Gerald Evans, the lone Black city councilor, wondered whether they should ban all street parking so that Latino truck owners would not feel targeted. But others said the trucks were the problem. Councilor Stephe Koontz said the big trucks parked on her street made it difficult to get to her house. Others voiced similar concerns.
Councilor Rebekah Cohen Morris knew that many immigrants in Doraville would not challenge the city council. A former teacher now studying law, she told the council that there was no proof that parking trucks on the street lowered home values or presented a significant public safety risk.
The council approved the measure on a 5-to-1 vote in January, barring vehicles over 6,000 pounds from street parking. Cohen Morris cast the dissenting vote.
Sitting at home a few weeks later, she worried that the crackdown by a mostly White city council will create resentment and fear.
Cohen Morris lives next door to Ofelia Haro, 56, a formerly undocumented immigrant from Mexico who became a U.S. citizen and whose husband owns a truck. Haro is one of her children’s godparents.
“Most of the children here are citizens,” Cohen Morris said. “And they’re going to grow up and they’re going to remember all of this stuff that happened.”

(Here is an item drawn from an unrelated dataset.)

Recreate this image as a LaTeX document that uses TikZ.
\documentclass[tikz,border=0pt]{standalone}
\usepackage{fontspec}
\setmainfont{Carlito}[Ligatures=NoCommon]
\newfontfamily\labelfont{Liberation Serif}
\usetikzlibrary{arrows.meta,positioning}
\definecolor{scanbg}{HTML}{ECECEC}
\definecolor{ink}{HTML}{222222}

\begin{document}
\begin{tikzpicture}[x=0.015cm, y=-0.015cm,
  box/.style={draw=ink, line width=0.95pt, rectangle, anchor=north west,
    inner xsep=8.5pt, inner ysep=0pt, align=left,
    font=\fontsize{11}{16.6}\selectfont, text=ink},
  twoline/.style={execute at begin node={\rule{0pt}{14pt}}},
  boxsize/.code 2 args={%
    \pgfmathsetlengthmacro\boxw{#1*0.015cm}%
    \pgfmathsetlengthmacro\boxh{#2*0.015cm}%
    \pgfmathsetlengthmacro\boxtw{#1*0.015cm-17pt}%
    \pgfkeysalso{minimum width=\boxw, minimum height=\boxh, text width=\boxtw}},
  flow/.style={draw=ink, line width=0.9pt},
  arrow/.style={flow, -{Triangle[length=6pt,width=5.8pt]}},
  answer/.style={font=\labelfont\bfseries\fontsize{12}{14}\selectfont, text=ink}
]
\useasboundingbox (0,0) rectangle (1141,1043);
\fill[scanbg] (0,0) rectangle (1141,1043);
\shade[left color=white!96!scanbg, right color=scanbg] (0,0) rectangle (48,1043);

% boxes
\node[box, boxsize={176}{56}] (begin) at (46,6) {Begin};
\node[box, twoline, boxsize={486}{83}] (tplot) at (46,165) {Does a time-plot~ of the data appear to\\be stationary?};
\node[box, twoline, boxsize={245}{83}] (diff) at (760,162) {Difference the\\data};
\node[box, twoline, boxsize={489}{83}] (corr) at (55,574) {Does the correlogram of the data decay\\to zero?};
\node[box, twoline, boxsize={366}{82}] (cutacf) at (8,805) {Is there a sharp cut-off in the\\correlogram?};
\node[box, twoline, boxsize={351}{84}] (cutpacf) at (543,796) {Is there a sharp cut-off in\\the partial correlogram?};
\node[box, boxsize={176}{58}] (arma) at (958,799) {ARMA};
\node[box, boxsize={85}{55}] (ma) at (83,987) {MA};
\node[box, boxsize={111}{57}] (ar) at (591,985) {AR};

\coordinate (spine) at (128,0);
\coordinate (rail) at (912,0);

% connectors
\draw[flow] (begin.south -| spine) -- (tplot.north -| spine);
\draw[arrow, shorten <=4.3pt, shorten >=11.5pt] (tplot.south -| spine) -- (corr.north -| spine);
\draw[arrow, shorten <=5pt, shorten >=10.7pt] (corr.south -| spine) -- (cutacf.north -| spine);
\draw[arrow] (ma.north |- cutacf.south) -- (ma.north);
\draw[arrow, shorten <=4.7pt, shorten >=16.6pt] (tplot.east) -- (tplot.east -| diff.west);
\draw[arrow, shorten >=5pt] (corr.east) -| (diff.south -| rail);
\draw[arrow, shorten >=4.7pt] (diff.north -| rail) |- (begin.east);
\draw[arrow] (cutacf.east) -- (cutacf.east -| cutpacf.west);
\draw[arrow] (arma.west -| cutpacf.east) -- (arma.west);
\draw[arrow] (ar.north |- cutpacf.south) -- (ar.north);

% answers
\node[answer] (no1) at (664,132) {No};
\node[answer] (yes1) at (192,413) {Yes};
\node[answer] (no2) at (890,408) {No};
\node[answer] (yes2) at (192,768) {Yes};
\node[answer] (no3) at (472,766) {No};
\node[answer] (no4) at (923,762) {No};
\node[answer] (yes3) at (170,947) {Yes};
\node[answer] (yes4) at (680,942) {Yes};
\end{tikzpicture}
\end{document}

The mayor, who did not vote on the ordinance, stressed that the council listened to Latino community members. He noted that the panel scrapped plans to bar tools and ladders from trucks parked in driveways.
“The truth is that people did have a voice, and they were heard,” he said.
The new rules are now in effect and will be enforced by the city’s 54 police officers, seven of whom are Latino. After a six-month probationary period, the police will begin writing tickets. For now, written warnings will be issued in English and Spanish. And the police department has stressed that the issue is unrelated to Immigration and Customs Enforcement.
In Doraville’s winding, hilly neighborhoods on a recent day, work trucks were parked mostly in driveways, but a few remained on the streets. Many residents worried about the new ordinance, along with the message it sends.
“They tell you to go back to your country,” said a Guatemalan father of four who is undocumented and owns a truck that was parked outside his tidy ranch house. “Most of us come [to the United States] to work.”
Francisco, a 35-year-old tile layer from Guanajuato, Mexico, said sometimes his brother-in-law stays with his family, and they do not have enough room in the steep driveway for both men’s trucks. One has to park on the street.
Because Francisco is undocumented, he did not feel safe revealing his last name, and he said it had not occurred to him that he could challenge the city council about the truck ordinance.
Although he and his family have lived in Doraville for many years, he is now thinking: “Maybe it would be better to move away from here.”